Start of Stored data
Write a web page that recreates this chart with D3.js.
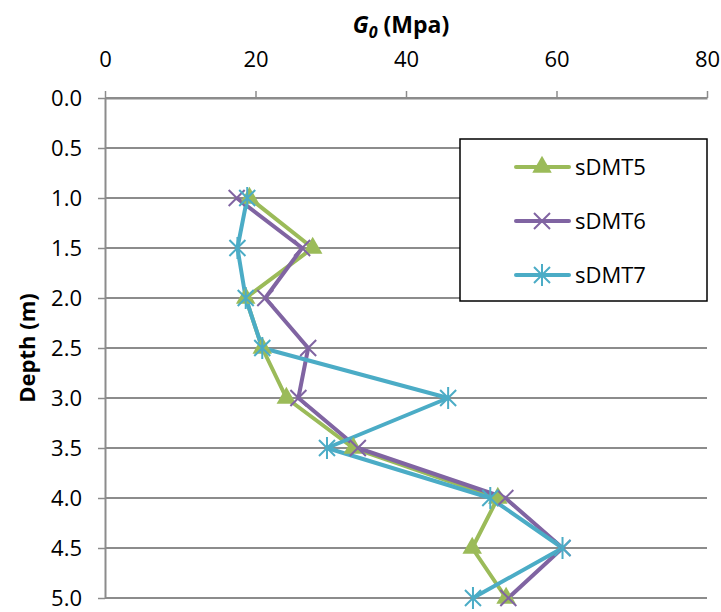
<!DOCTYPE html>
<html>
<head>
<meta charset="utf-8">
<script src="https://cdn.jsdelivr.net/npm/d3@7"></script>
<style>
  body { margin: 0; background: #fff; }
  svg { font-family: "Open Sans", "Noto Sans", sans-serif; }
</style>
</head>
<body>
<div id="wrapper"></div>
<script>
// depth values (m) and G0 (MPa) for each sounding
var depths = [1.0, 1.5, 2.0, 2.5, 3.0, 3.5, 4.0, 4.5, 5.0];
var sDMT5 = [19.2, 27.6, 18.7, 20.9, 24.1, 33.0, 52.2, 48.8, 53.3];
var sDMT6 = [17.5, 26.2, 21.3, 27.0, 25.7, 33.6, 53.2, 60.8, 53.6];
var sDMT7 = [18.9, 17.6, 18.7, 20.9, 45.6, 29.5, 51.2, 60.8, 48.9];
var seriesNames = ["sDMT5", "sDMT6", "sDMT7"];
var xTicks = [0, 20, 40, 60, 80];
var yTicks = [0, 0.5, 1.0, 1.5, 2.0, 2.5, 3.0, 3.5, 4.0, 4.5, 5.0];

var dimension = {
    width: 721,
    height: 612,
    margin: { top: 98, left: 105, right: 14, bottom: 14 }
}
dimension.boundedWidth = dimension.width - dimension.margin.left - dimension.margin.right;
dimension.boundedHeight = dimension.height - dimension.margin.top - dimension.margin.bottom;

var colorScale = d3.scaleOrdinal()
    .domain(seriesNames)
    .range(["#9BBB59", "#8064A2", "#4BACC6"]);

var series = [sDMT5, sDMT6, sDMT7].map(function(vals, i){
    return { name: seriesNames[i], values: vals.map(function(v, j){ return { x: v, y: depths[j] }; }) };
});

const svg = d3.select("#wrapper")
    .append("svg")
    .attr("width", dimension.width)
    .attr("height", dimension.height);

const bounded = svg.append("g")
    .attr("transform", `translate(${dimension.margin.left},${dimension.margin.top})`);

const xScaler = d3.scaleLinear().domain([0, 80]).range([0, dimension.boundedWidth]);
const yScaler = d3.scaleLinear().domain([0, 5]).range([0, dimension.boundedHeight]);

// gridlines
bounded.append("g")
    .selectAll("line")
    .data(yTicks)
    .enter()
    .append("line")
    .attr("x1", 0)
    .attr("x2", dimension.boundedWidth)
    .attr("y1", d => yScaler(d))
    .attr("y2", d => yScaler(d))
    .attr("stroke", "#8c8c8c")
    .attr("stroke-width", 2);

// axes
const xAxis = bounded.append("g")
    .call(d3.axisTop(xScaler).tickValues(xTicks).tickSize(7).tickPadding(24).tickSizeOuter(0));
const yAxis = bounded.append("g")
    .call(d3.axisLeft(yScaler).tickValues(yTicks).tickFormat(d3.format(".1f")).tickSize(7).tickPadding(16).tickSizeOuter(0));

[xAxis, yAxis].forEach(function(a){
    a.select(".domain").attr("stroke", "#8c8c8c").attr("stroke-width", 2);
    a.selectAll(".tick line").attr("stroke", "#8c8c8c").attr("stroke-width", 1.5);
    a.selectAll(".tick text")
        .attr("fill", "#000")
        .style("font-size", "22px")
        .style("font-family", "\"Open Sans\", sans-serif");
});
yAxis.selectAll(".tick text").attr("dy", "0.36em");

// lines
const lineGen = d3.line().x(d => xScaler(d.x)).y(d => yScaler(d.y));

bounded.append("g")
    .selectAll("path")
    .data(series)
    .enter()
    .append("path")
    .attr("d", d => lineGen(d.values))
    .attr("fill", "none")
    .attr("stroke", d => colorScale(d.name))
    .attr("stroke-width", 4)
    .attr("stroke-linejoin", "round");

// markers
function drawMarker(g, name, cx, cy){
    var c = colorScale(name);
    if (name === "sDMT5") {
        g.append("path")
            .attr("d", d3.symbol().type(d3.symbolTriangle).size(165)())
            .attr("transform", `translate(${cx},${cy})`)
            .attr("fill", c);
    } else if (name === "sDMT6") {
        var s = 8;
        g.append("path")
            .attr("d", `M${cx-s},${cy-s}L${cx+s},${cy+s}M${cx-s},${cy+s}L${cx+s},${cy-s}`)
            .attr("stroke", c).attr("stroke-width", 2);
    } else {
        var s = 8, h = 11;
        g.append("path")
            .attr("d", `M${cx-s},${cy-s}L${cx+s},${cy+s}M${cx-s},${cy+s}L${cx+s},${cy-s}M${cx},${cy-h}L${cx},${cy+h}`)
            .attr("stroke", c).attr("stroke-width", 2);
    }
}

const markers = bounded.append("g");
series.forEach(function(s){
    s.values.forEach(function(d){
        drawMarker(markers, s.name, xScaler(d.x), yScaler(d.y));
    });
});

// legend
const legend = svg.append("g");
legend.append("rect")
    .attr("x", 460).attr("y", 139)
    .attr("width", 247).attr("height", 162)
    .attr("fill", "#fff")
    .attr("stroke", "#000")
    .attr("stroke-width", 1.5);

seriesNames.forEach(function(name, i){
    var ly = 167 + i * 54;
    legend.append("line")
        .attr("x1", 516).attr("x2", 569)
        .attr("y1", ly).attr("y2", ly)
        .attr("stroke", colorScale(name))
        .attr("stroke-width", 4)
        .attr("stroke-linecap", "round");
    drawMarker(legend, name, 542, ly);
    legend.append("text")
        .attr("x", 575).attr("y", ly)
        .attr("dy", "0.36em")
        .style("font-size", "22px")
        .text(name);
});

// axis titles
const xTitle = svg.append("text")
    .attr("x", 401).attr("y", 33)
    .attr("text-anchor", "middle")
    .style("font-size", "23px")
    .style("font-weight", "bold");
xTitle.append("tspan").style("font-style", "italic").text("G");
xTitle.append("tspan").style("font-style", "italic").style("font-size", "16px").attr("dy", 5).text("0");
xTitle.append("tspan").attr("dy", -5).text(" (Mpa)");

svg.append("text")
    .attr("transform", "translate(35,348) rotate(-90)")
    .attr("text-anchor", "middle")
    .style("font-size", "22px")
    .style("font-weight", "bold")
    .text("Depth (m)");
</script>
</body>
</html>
End of Stored data
**To do:**
Set the pictures aside and transcribe the data above exactly.

**The completed task:**
Write a web page that recreates this chart with D3.js.
<!DOCTYPE html>
<html>
<head>
<meta charset="utf-8">
<script src="https://cdn.jsdelivr.net/npm/d3@7"></script>
<style>
  body { margin: 0; background: #fff; }
  svg { font-family: "Open Sans", "Noto Sans", sans-serif; }
</style>
</head>
<body>
<div id="wrapper"></div>
<script>
// depth values (m) and G0 (MPa) for each sounding
var depths = [1.0, 1.5, 2.0, 2.5, 3.0, 3.5, 4.0, 4.5, 5.0];
var sDMT5 = [19.2, 27.6, 18.7, 20.9, 24.1, 33.0, 52.2, 48.8, 53.3];
var sDMT6 = [17.5, 26.2, 21.3, 27.0, 25.7, 33.6, 53.2, 60.8, 53.6];
var sDMT7 = [18.9, 17.6, 18.7, 20.9, 45.6, 29.5, 51.2, 60.8, 48.9];
var seriesNames = ["sDMT5", "sDMT6", "sDMT7"];
var xTicks = [0, 20, 40, 60, 80];
var yTicks = [0, 0.5, 1.0, 1.5, 2.0, 2.5, 3.0, 3.5, 4.0, 4.5, 5.0];

var dimension = {
    width: 721,
    height: 612,
    margin: { top: 98, left: 105, right: 14, bottom: 14 }
}
dimension.boundedWidth = dimension.width - dimension.margin.left - dimension.margin.right;
dimension.boundedHeight = dimension.height - dimension.margin.top - dimension.margin.bottom;

var colorScale = d3.scaleOrdinal()
    .domain(seriesNames)
    .range(["#9BBB59", "#8064A2", "#4BACC6"]);

var series = [sDMT5, sDMT6, sDMT7].map(function(vals, i){
    return { name: seriesNames[i], values: vals.map(function(v, j){ return { x: v, y: depths[j] }; }) };
});

const svg = d3.select("#wrapper")
    .append("svg")
    .attr("width", dimension.width)
    .attr("height", dimension.height);

const bounded = svg.append("g")
    .attr("transform", `translate(${dimension.margin.left},${dimension.margin.top})`);

const xScaler = d3.scaleLinear().domain([0, 80]).range([0, dimension.boundedWidth]);
const yScaler = d3.scaleLinear().domain([0, 5]).range([0, dimension.boundedHeight]);

// gridlines
bounded.append("g")
    .selectAll("line")
    .data(yTicks)
    .enter()
    .append("line")
    .attr("x1", 0)
    .attr("x2", dimension.boundedWidth)
    .attr("y1", d => yScaler(d))
    .attr("y2", d => yScaler(d))
    .attr("stroke", "#8c8c8c")
    .attr("stroke-width", 2);

// axes
const xAxis = bounded.append("g")
    .call(d3.axisTop(xScaler).tickValues(xTicks).tickSize(7).tickPadding(24).tickSizeOuter(0));
const yAxis = bounded.append("g")
    .call(d3.axisLeft(yScaler).tickValues(yTicks).tickFormat(d3.format(".1f")).tickSize(7).tickPadding(16).tickSizeOuter(0));

[xAxis, yAxis].forEach(function(a){
    a.select(".domain").attr("stroke", "#8c8c8c").attr("stroke-width", 2);
    a.selectAll(".tick line").attr("stroke", "#8c8c8c").attr("stroke-width", 1.5);
    a.selectAll(".tick text")
        .attr("fill", "#000")
        .style("font-size", "22px")
        .style("font-family", "\"Open Sans\", sans-serif");
});
yAxis.selectAll(".tick text").attr("dy", "0.36em");

// lines
const lineGen = d3.line().x(d => xScaler(d.x)).y(d => yScaler(d.y));

bounded.append("g")
    .selectAll("path")
    .data(series)
    .enter()
    .append("path")
    .attr("d", d => lineGen(d.values))
    .attr("fill", "none")
    .attr("stroke", d => colorScale(d.name))
    .attr("stroke-width", 4)
    .attr("stroke-linejoin", "round");

// markers
function drawMarker(g, name, cx, cy){
    var c = colorScale(name);
    if (name === "sDMT5") {
        g.append("path")
            .attr("d", d3.symbol().type(d3.symbolTriangle).size(165)())
            .attr("transform", `translate(${cx},${cy})`)
            .attr("fill", c);
    } else if (name === "sDMT6") {
        var s = 8;
        g.append("path")
            .attr("d", `M${cx-s},${cy-s}L${cx+s},${cy+s}M${cx-s},${cy+s}L${cx+s},${cy-s}`)
            .attr("stroke", c).attr("stroke-width", 2);
    } else {
        var s = 8, h = 11;
        g.append("path")
            .attr("d", `M${cx-s},${cy-s}L${cx+s},${cy+s}M${cx-s},${cy+s}L${cx+s},${cy-s}M${cx},${cy-h}L${cx},${cy+h}`)
            .attr("stroke", c).attr("stroke-width", 2);
    }
}

const markers = bounded.append("g");
series.forEach(function(s){
    s.values.forEach(function(d){
        drawMarker(markers, s.name, xScaler(d.x), yScaler(d.y));
    });
});

// legend
const legend = svg.append("g");
legend.append("rect")
    .attr("x", 460).attr("y", 139)
    .attr("width", 247).attr("height", 162)
    .attr("fill", "#fff")
    .attr("stroke", "#000")
    .attr("stroke-width", 1.5);

seriesNames.forEach(function(name, i){
    var ly = 167 + i * 54;
    legend.append("line")
        .attr("x1", 516).attr("x2", 569)
        .attr("y1", ly).attr("y2", ly)
        .attr("stroke", colorScale(name))
        .attr("stroke-width", 4)
        .attr("stroke-linecap", "round");
    drawMarker(legend, name, 542, ly);
    legend.append("text")
        .attr("x", 575).attr("y", ly)
        .attr("dy", "0.36em")
        .style("font-size", "22px")
        .text(name);
});

// axis titles
const xTitle = svg.append("text")
    .attr("x", 401).attr("y", 33)
    .attr("text-anchor", "middle")
    .style("font-size", "23px")
    .style("font-weight", "bold");
xTitle.append("tspan").style("font-style", "italic").text("G");
xTitle.append("tspan").style("font-style", "italic").style("font-size", "16px").attr("dy", 5).text("0");
xTitle.append("tspan").attr("dy", -5).text(" (Mpa)");

svg.append("text")
    .attr("transform", "translate(35,348) rotate(-90)")
    .attr("text-anchor", "middle")
    .style("font-size", "22px")
    .style("font-weight", "bold")
    .text("Depth (m)");
</script>
</body>
</html>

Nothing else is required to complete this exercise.